Moreover, the “omnibus” clause in the policy provides no coverage for anyone other than the named insured unless that person is using the automobile with the permission of the named insured. It is not contended that Gant was operating the automobile as the result of any permission granted by the named insured before his death; and it has been-generally held that permissive use, within the meaning of the omnibus clause, terminates with the death of the named insured. See e. g. New Century Casualty Co. v. Chase, D.C.W.Va., 39 F.Supp. 768; Appleman, Insurance Law Practice, § 4359. After the death of the named insured, only his administrator or executor has authority under the “assignment” clause to grant permission to use the automobile and so make the driver an additional insured under the omnibus clause. Collins v. Northwest Casualty Co., supra. No “legal representative” for William Albert Webb has ever qualified. Therefore, Gant could not be a person “insured” under the policy, unless the certification of the policy under the Financial Responsibility Law either (a) made the next of kin of the deceased the named insured under the policy with authority to authorize its use by others and so make them additional insureds, or (b) made the insurance company liable to the public for the negligence of anyone operating the automobile before the expiration date of the policy, unless it was cancelled by 30 days’ notice to the Department. Of course, if there is such a provision in the law, it takes precedence over the policy provisions. Keystone Mutual Casualty Co. v. Hines, 180 Md. 676, 679, 26 A.2d 761, 762.

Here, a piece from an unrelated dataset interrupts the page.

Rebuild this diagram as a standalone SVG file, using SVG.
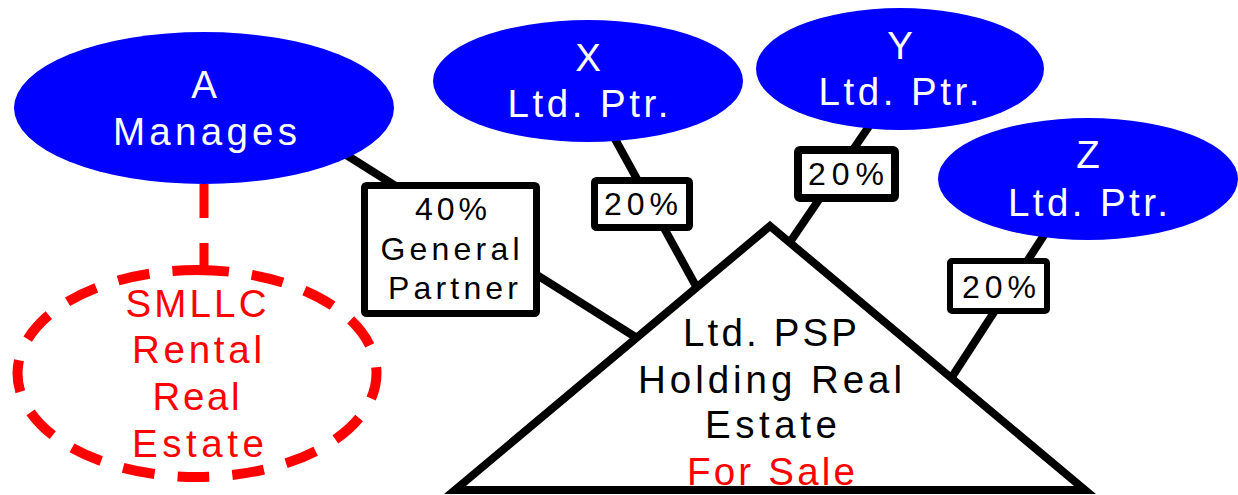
<svg xmlns="http://www.w3.org/2000/svg" width="1238" height="495" viewBox="0 0 1238 495">
<style>
.conn{stroke:#000;stroke-width:8;fill:none}
.blue{fill:#0000FF}
.wt{fill:#fff;font-family:"Liberation Sans",Arial,sans-serif;font-size:38.5px;text-anchor:middle}
.bt{fill:#000;font-family:"Liberation Sans",Arial,sans-serif;font-size:38.5px;text-anchor:middle}
.rt{fill:#FF0000;font-family:"Liberation Sans",Arial,sans-serif;font-size:38.5px;text-anchor:middle}
.box{fill:#fff;stroke:#000}
.lt{fill:#000;font-family:"Liberation Sans",Arial,sans-serif;font-size:32px;text-anchor:middle}
</style>
<rect width="1238" height="495" fill="#fff"/>
<g id="connectors">
<line class="conn" x1="340" y1="151" x2="637" y2="338"/>
<line class="conn" x1="610" y1="130" x2="697" y2="288"/>
<line class="conn" x1="876" y1="116" x2="788" y2="245"/>
<line class="conn" x1="1050" y1="226" x2="950" y2="380"/>
<path d="M204 184 V270" stroke="#FF0000" stroke-width="9" fill="none" stroke-dasharray="34 25"/>
</g>
<g id="triangle">
<polygon points="770,226 1085,490 455,490" fill="#fff" stroke="#000" stroke-width="8" stroke-linejoin="miter"/>
<text class="bt" x="770" y="346" textLength="174" lengthAdjust="spacing">Ltd. PSP</text>
<text class="bt" x="770" y="393" textLength="264" lengthAdjust="spacing">Holding Real</text>
<text class="bt" x="771" y="438" textLength="132" lengthAdjust="spacing">Estate</text>
<text class="rt" x="771" y="485" textLength="168" lengthAdjust="spacing">For Sale</text>
</g>
<g id="nodeA">
<ellipse class="blue" cx="204" cy="108" rx="190" ry="76"/>
<text class="wt" x="204" y="98">A</text>
<text class="wt" x="205" y="145" textLength="184" lengthAdjust="spacing">Manages</text>
</g>
<g id="nodeX">
<ellipse class="blue" cx="588" cy="81" rx="155" ry="61"/>
<text class="wt" x="588" y="71">X</text>
<text class="wt" x="588" y="117" textLength="161" lengthAdjust="spacing">Ltd. Ptr.</text>
</g>
<g id="nodeY">
<ellipse class="blue" cx="900" cy="69" rx="144" ry="61"/>
<text class="wt" x="900" y="59">Y</text>
<text class="wt" x="899" y="105" textLength="161" lengthAdjust="spacing">Ltd. Ptr.</text>
</g>
<g id="nodeZ">
<ellipse class="blue" cx="1088" cy="179" rx="150" ry="61"/>
<text class="wt" x="1088" y="168">Z</text>
<text class="wt" x="1088" y="216" textLength="160" lengthAdjust="spacing">Ltd. Ptr.</text>
</g>
<g id="smllc">
<path d="M197 270 A179.5 103.5 0 1 1 197 477 A179.5 103.5 0 1 1 197 270 Z" fill="none" stroke="#FF0000" stroke-width="10" stroke-dasharray="32 23"/>
<text class="rt" x="196" y="317" textLength="141" lengthAdjust="spacing">SMLLC</text>
<text class="rt" x="197" y="363" textLength="130" lengthAdjust="spacing">Rental</text>
<text class="rt" x="196" y="410" textLength="87" lengthAdjust="spacing">Real</text>
<text class="rt" x="198" y="457" textLength="132" lengthAdjust="spacing">Estate</text>
</g>
<g id="gp40">
<rect class="box" x="364.5" y="185.5" width="172" height="128" rx="2" stroke-width="7"/>
<text class="lt" x="451" y="220" textLength="72" lengthAdjust="spacing">40%</text>
<text class="lt" x="450" y="260" textLength="139" lengthAdjust="spacing">General</text>
<text class="lt" x="453" y="299" textLength="130" lengthAdjust="spacing">Partner</text>
</g>
<g id="pctX">
<rect class="box" x="594.5" y="180.5" width="95" height="47" rx="2" stroke-width="7"/>
<text class="lt" x="641" y="215" textLength="74" lengthAdjust="spacing">20%</text>
</g>
<g id="pctY">
<rect class="box" x="798" y="150" width="97" height="48" rx="2" stroke-width="8"/>
<text class="lt" x="846" y="185" textLength="76" lengthAdjust="spacing">20%</text>
</g>
<g id="pctZ">
<rect class="box" x="950" y="261" width="97" height="50" rx="2" stroke-width="6"/>
<text class="lt" x="999" y="298" textLength="74" lengthAdjust="spacing">20%</text>
</g>
</svg>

In considering both of these problems, we must remember that certification of this policy was required because the named insured had been convicted of drunken driving, not because the vehicle was a commercial vehicle or a taxicab. In the latter situations, it is the vehicle which is important; in this case it was the driver; the policy was both an owner’s and operator’s policy. See Sec. 135 (a) and (b) and the SR 22.

Art. 66%, sec. 143 provides that all forms of proof of financial responsibility shall be released “when such proof is no longer required by this Article”. The Maryland law contains no provision requiring proof of financial responsibility beyond the lifetime of a bad risk. In this respect the Maryland statute is in line with the statutes of most other states. *399Only five states require a policy provision extending coverage beyond the death of the named insured. Massachusetts is one of the five states. In Bornbaum v. Employers’ Liability Assurance Company, 311 Mass. 282, 41 N.E.2d 54, the accident occurred after the death of the insured, but before the administrator of his estate qualified, some eight months later. The court interpreted strictly the term “legal representative” as used in this statute and held that his operation of the ear before he qualified as administrator was not covered by the compulsory policy. A fortiori, he could not have made someone else an additional insured under the policy.

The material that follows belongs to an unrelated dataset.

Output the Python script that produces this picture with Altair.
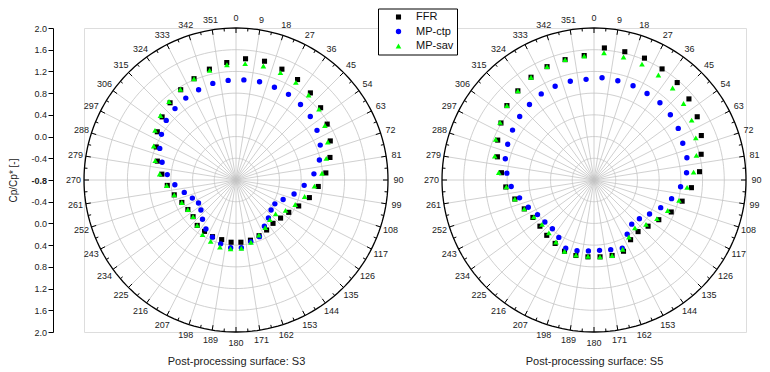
import altair as alt
import pandas as pd

# ---------------- data ----------------
angles = [4.5, 13.5, 22.5, 31.5, 40.5, 49.5, 58.5, 67.5, 76.5, 85.5,
          94.5, 103.5, 112.5, 121.5, 130.5, 139.5, 148.5, 157.5, 166.5, 175.5,
          184.5, 193.5, 202.5, 211.5, 220.5, 229.5, 238.5, 247.5, 256.5, 265.5,
          274.5, 283.5, 292.5, 301.5, 310.5, 319.5, 328.5, 337.5, 346.5, 355.5]

angle_labels = [0, 9, 18, 27, 36, 45, 54, 63, 72, 81, 90, 99, 108, 117, 126,
                135, 144, 153, 162, 171, 180, 189, 198, 207, 216, 225, 234,
                243, 252, 261, 270, 279, 288, 297, 306, 315, 324, 333, 342, 351]

surfaces = ["S3", "S5"]
series_names = ["FFR", "MP-ctp", "MP-sav"]
series_colors = ["#000000", "#0000ff", "#00ff00"]
series_shapes = ["square", "circle", "triangle-up"]
series_sizes = [26, 32, 46]

s3_ffr = [1.44, 1.45, 1.41, 1.37, 1.31, 1.25, 1.17, 1.08, 0.98, 0.86,
          0.72, 0.59, 0.45, 0.34, 0.28, 0.25, 0.28, 0.31, 0.34, 0.35,
          0.35, 0.33, 0.33, 0.31, 0.30, 0.24, 0.24, 0.28, 0.37, 0.47,
          0.57, 0.69, 0.79, 0.90, 0.99, 1.07, 1.15, 1.22, 1.30, 1.37]
s3_ctp = [1.05, 1.06, 1.05, 1.05, 1.03, 1.00, 0.95, 0.88, 0.78, 0.64,
          0.46, 0.30, 0.14, 0.04, 0.05, 0.12, 0.20, 0.33, 0.37, 0.45,
          0.45, 0.41, 0.34, 0.26, 0.15, 0.05, 0.01, 0.07, 0.18, 0.33,
          0.47, 0.60, 0.72, 0.81, 0.89, 0.93, 0.97, 1.00, 1.03, 1.04]
s3_sav = [1.35, 1.36, 1.34, 1.31, 1.26, 1.21, 1.12, 1.03, 0.91, 0.79,
          0.65, 0.50, 0.38, 0.27, 0.16, 0.16, 0.23, 0.30, 0.38, 0.46,
          0.47, 0.47, 0.42, 0.38, 0.30, 0.24, 0.24, 0.28, 0.37, 0.48,
          0.61, 0.73, 0.84, 0.95, 1.03, 1.10, 1.16, 1.22, 1.28, 1.33]

s5_ffr = [1.64, 1.63, 1.63, 1.60, 1.56, 1.50, 1.43, 1.34, 1.23, 1.15,
          1.00, 0.87, 0.74, 0.60, 0.51, 0.45, 0.49, 0.62, 0.63, 0.62,
          0.62, 0.63, 0.62, 0.57, 0.54, 0.51, 0.52, 0.59, 0.70, 0.83,
          0.91, 1.03, 1.12, 1.21, 1.31, 1.36, 1.42, 1.46, 1.48, 1.50]
s5_ctp = [1.09, 1.08, 1.08, 1.07, 1.07, 1.05, 1.02, 0.97, 0.96, 0.91,
          0.80, 0.67, 0.53, 0.40, 0.30, 0.27, 0.37, 0.56, 0.52, 0.50,
          0.51, 0.54, 0.56, 0.44, 0.38, 0.39, 0.42, 0.51, 0.61, 0.73,
          0.81, 0.88, 0.92, 0.96, 1.00, 1.03, 1.06, 1.07, 1.07, 1.06]
s5_sav = [1.55, 1.53, 1.51, 1.47, 1.43, 1.37, 1.31, 1.23, 1.14, 1.04,
          0.92, 0.81, 0.67, 0.56, 0.46, 0.36, 0.43, 0.58, 0.63, 0.62,
          0.61, 0.62, 0.62, 0.54, 0.48, 0.46, 0.50, 0.59, 0.70, 0.82,
          0.96, 1.08, 1.16, 1.23, 1.31, 1.36, 1.42, 1.46, 1.48, 1.49]

ring_values = [-0.4, 0.0, 0.4, 0.8, 1.2, 1.6]
outer_value = 2.0
center_value = -0.8
radial_labels = [2.0, 1.6, 1.2, 0.8, 0.4, 0.0, -0.4, -0.8]

y_title = "Cp/Cp* [-]"
subtitle_prefix = "Post-processing surface: "

# ---------------- layout constants ----------------
RMAX = outer_value - center_value          # 2.8 radial units
PX = 152 / RMAX                            # pixels per unit
W, H = 662, 304
OFFSET = (594 - 236) / PX                  # distance between the two polar centres
MAJ = 5 / PX
MIN = 3 / PX
LAB = 10.5 / PX
CIRCLE_STEPS = list(range(0, 361, 2))      # drawing resolution of the circles

values = {("S3", "FFR"): s3_ffr, ("S3", "MP-ctp"): s3_ctp, ("S3", "MP-sav"): s3_sav,
          ("S5", "FFR"): s5_ffr, ("S5", "MP-ctp"): s5_ctp, ("S5", "MP-sav"): s5_sav}

pts = pd.DataFrame([
    {"surface": s, "series": n, "angle": a, "cp": v}
    for s in surfaces for n in series_names
    for a, v in zip(angles, values[(s, n)])
])
rings = pd.DataFrame([{"surface": s, "ring": r, "angle": t, "key": f"{s}{r}"}
                      for s in surfaces for r in ring_values for t in CIRCLE_STEPS])
outer = pd.DataFrame([{"surface": s, "ring": outer_value, "angle": t, "key": s}
                      for s in surfaces for t in CIRCLE_STEPS])
spokes = pd.DataFrame([{"surface": s, "angle": a} for s in surfaces for a in angle_labels])
minor = pd.DataFrame([{"surface": s, "angle": a} for s in surfaces for a in angles])
labels = pd.DataFrame([{"surface": s, "angle": a, "lab": str(a)} for s in surfaces for a in angle_labels])

cx = f"(datum.surface === 'S5' ? {OFFSET} : 0)"
rad = "datum.angle * PI / 180"

xs = alt.Scale(domain=[-RMAX, -RMAX + W / PX], nice=False, zero=False)
ys = alt.Scale(domain=[-RMAX, RMAX], nice=False, zero=False)

TXT = "#222222"
FONT = "Liberation Sans"
GRID = "#c4c4c4"

xaxis = alt.Axis(
    title=None, values=[0, OFFSET],
    labelExpr=f"'{subtitle_prefix}' + (datum.value < 3 ? '{surfaces[0]}' : '{surfaces[1]}')",
    ticks=False, tickSize=0, domain=False, grid=False, labelPadding=23,
    labelFontSize=11, labelColor=TXT, labelFont=FONT, labelAngle=0, labelFlush=False,
)
yvals = sorted({round(v - center_value, 4) for v in radial_labels} |
               {round(-(v - center_value), 4) for v in radial_labels})
yaxis = alt.Axis(
    title=y_title, values=yvals,
    labelExpr=(f"(abs(datum.value) + ({center_value}) < -0.05 ? '-' : '') + "
               f"format(abs(abs(datum.value) + ({center_value})), '.1f')"),
    orient="left", offset=31, grid=False, tickSize=5, tickColor="black", tickWidth=1,
    domainColor="black", domainWidth=1, labelPadding=1.5, labelFontSize=9,
    labelColor=TXT, labelFont=FONT, labelFlush=False,
    labelFontWeight={"condition": {"test": "abs(datum.value) < 0.001", "value": "bold"},
                     "value": "normal"},
    titleFontSize=10, titleFontWeight="normal", titleColor=TXT, titleFont=FONT,
    titlePadding=12,
)

X = alt.X("px:Q", scale=xs, axis=xaxis)
Y = alt.Y("py:Q", scale=ys, axis=yaxis)

ring_layer = alt.Chart(rings).transform_calculate(
    r=f"datum.ring - ({center_value})",
    px=f"{cx} + datum.r * sin({rad})", py=f"datum.r * cos({rad})"
).mark_line(color=GRID, strokeWidth=0.8).encode(
    x=X, y=Y, detail="key:N", order="angle:Q"
)

spoke_layer = alt.Chart(spokes).transform_calculate(
    px=cx, py="0",
    ex=f"{cx} + {RMAX} * sin({rad})", ey=f"{RMAX} * cos({rad})"
).mark_rule(color=GRID, strokeWidth=0.8).encode(x=X, y=Y, x2="ex:Q", y2="ey:Q")

outer_layer = alt.Chart(outer).transform_calculate(
    r=f"datum.ring - ({center_value})",
    px=f"{cx} + datum.r * sin({rad})", py=f"datum.r * cos({rad})"
).mark_line(color="#000000", strokeWidth=1.3).encode(
    x=X, y=Y, detail="key:N", order="angle:Q"
)

major_layer = alt.Chart(spokes).transform_calculate(
    px=f"{cx} + {RMAX} * sin({rad})", py=f"{RMAX} * cos({rad})",
    ex=f"{cx} + {RMAX - MAJ} * sin({rad})", ey=f"{RMAX - MAJ} * cos({rad})"
).mark_rule(color="#000000", strokeWidth=1).encode(x=X, y=Y, x2="ex:Q", y2="ey:Q")

minor_layer = alt.Chart(minor).transform_calculate(
    px=f"{cx} + {RMAX} * sin({rad})", py=f"{RMAX} * cos({rad})",
    ex=f"{cx} + {RMAX - MIN} * sin({rad})", ey=f"{RMAX - MIN} * cos({rad})"
).mark_rule(color="#000000", strokeWidth=1).encode(x=X, y=Y, x2="ex:Q", y2="ey:Q")

label_layer = alt.Chart(labels).transform_calculate(
    px=f"{cx} + {RMAX + LAB} * sin({rad})", py=f"{RMAX + LAB} * cos({rad})"
).mark_text(fontSize=9, font=FONT, color=TXT, align="center", baseline="middle").encode(
    x=X, y=Y, text="lab:N"
)

legend = alt.Legend(
    title=None, orient="none", legendX=294, legendY=-19.5,
    strokeColor="black", fillColor="white", padding=3,
    labelFontSize=11, labelFont=FONT, labelColor="#111111",
    symbolSize=75, symbolStrokeWidth=0, rowPadding=2.5,
    symbolOffset=12, labelOffset=12,
)

point_layer = alt.Chart(pts).transform_calculate(
    r=f"datum.cp - ({center_value})",
    px=f"{cx} + datum.r * sin({rad})", py=f"datum.r * cos({rad})",
    sz="datum.series",
).mark_point(filled=True, opacity=1).encode(
    x=X, y=Y,
    color=alt.Color("series:N", scale=alt.Scale(domain=series_names, range=series_colors), legend=legend),
    shape=alt.Shape("series:N", scale=alt.Scale(domain=series_names, range=series_shapes), legend=legend),
    size=alt.Size("sz:N", scale=alt.Scale(domain=series_names, range=series_sizes), legend=None),
)

chart = alt.layer(
    ring_layer, spoke_layer, outer_layer, major_layer, minor_layer, label_layer, point_layer
).properties(
    width=W, height=H,
    autosize=alt.AutoSizeParams(type="none"),
    padding={"left": 76, "top": 20, "right": 16, "bottom": 35},
).configure_view(strokeWidth=0).configure(font=FONT)

chart.save("out.html", embed_options={"renderer": "svg", "actions": False})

In Merchants Mutual Casualty Co. v. Egan, 91 N.H. 368, 20 A.2d 480, 135 A.L.R. 745, the court held that a policy provision requiring written notice of the •death of the named insured within 30 ■days in order to extend coverage to legal representatives or persons having proper temporary custody was inconsistent with, and must yield to, a statutory provision which extended coverage after such death without any requirement of notice. In the present case, however, as we have seen, there is no Maryland statutory provision requiring that coverage be extended to anyone after the death of the named insured.

The reason for requiring proof of financial responsibility in the instant case was to protect the public against the negligence of an individual, William Albert Webb, who had been convicted of •drunken driving. There was no more reason to require a statutory policy covering his automobile after his death than •there is to require a statutory policy covering every automobile after the death of its owner. The Maryland statute does not undertake to do this.

The “assignment” clause in the policy, set out above, which continued the policy after the death of the named injured only upon a condition precedent, is not inconsistent with the Financial Responsibility Law, and is, therefore, a valid provision under sec. 127(B) (5). 'The evident purpose of that condition precedent- — that written notice of the death of the named insured be given to the company within sixty days — is, on the one hand, to enable the company to decide whether it wishes to continue on the risk or to cancel the policy, and on the other hand, to give the relatives who have custody of the car sixty days’ coverage within which they may have a personal representative appointed, or may make other insurance arrangements. New Century Casualty Co. v. Chase, supra. But, whatever its purpose, it was a valid condition precedent, and it was not complied with. There is no issue of fact on that question. Plaintiff is entitled to a summary judgment, under Rule 56, Fed.Rules Civ.Proe. 28 U.S.C.A., declaring that it is not obligated to pay any claims arising out of the accident of March 21, 1954, and is not obligated to defend the case in the Court of Common Pleas. Counsel will submit an appropriate judgment order, which should provide for the payment of the return premium to the personal representative of William Albert Webb if and when appointed.